Vishy was outstanding middle order for 70s, a border line ATG, whose stats would never tell how good and elegant batsman he was. Two things went against him - 1. he never cashed on easy money like his bro in law did, hence his average stuck at early 40s & 2. His conversion rate was extremely poor for a batsman of his calibre - only 12 tons in ~91 Tests and one double. But, he had some of the most crucial 75+ in Indian Test history and he raised his game under pressure. Playing for a weak Indian side for his entire career, he never lost a Test when passed 100 & that 114 @ MCG will be regarded as one of the greatest innings played by an Indian in Australia. As a Test batsman, I rate Vishy slightly above Zaheer because of his back-foot play; both were outstanding spin players, supreme stylish but GR Vishy was better against raw pace & bounce - in ODI, absolutely no comparison though, Z was in different cloud, several level above. Along with Atherton, Kim Hughes & Majid Khan, Vishy was another one who was far better player than his stats. He won’t make the starting XI of 1970s Test team, but I’ll take him in 15 men squad.
Dulip Vengsarkar was a typical Bombay batsman - methodical, doing correct things often and hungry to be in middle. He wasn’t the talented batsman like GR Vishy, but he put value to his wicket and made his starts count. For 2-3 years in mid 1980s, he was indeed among top 2-3 batsmen of world and Marshall rated him as his most priced wicket for some times, but I don’t think DV was a better player than say Salim Malik. I saw him on his last leg - still compact, methodical but just not the batsman you could expect greatness, he would find a way to get out. He was made Captain after Kapil, probably at a wrong time to lead an weak Indian team which cost his batting big time, still he has left enough legacy to make Indian second XI.

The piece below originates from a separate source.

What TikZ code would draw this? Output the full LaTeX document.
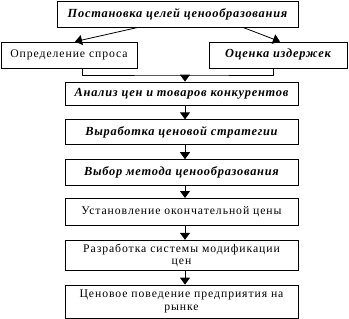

Jimmy Amarnath is probably the freakiest batsmen in history - for a period of two years, between 1982-83, what he did itself was probably enough for a borderline ATG status, and he would have done great had he retired after 1983 WC to preserve his legacy - it was down slide all through there after, which saw him being dropped against same WIN team 18 months later after scoring 1 run in SIX innings, at home; then he wasn’t even called against PAK, a team against whom, 2 years back he almost alone protected 5/6-0 sweep, fighting a lone battle against a rampant Imran. Overall, Amarnath was a fantastic utility player, but I don’t think he will be remembered long for his Test heroics, rather for the MoM of 1983 Final. His achievements in 1982-83 winter (& spring) season is probably very similar to Wasim Raza or Peter Willy against Lloyd’s team. Jimmy was our first professional coach, at his peak, a die hard fighter, but I won’t put him among great batsmen - I would rather say, he was a bit lucky that at his peak couple of years, he had lots of games to play, including a WC and to his credit, he made absolute use of that.